Available records:
▶
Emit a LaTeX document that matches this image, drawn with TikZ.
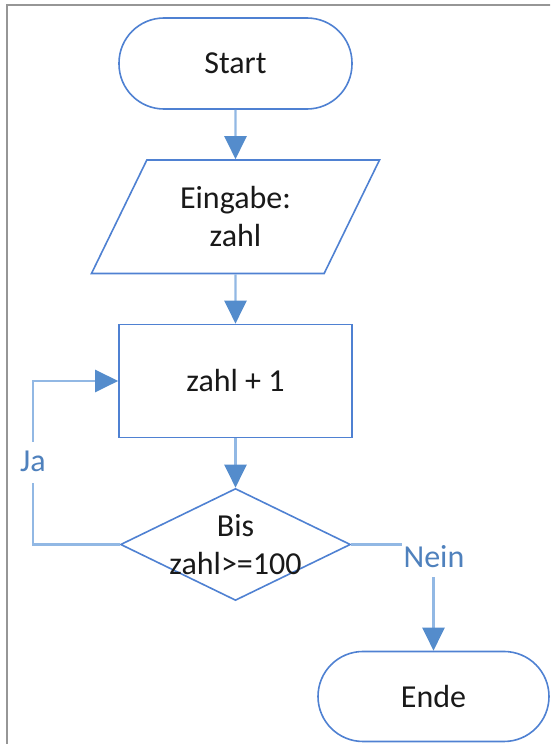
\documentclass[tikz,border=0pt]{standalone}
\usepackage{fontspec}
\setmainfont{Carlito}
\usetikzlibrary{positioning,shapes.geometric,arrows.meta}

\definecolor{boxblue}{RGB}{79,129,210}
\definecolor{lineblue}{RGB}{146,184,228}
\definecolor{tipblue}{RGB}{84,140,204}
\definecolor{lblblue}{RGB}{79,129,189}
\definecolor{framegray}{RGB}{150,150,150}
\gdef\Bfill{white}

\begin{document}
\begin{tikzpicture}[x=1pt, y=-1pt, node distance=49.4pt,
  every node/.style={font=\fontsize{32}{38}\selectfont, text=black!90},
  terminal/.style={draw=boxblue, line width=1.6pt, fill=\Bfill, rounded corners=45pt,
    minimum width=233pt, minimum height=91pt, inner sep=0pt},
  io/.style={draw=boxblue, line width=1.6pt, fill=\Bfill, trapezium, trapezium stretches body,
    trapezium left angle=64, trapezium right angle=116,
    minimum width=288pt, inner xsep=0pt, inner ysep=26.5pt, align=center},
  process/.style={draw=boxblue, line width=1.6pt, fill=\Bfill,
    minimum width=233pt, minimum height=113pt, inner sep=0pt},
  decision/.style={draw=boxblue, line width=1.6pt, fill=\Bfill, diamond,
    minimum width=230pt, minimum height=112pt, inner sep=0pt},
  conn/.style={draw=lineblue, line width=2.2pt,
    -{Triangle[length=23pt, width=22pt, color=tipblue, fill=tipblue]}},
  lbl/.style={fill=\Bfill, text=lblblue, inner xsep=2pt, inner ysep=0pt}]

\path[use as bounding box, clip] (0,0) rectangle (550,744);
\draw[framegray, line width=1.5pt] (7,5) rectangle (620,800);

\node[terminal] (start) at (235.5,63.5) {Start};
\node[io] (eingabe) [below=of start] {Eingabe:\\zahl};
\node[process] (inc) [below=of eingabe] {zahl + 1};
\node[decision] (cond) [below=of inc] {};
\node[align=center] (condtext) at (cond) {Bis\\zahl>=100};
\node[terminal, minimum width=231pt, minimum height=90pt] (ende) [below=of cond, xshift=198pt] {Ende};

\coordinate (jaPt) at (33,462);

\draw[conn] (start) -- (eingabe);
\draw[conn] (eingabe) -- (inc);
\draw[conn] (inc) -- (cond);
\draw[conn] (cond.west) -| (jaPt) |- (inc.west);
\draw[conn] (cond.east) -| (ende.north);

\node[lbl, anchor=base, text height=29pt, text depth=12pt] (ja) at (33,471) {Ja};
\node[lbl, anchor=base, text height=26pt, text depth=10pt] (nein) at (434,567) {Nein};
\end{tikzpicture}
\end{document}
◀
▶
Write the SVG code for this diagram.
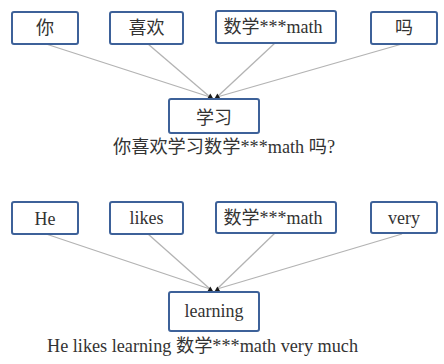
◀
Select every line in the records above that contains the word "this".

Task output:
Emit a LaTeX document that matches this image, drawn with TikZ.
Write the SVG code for this diagram.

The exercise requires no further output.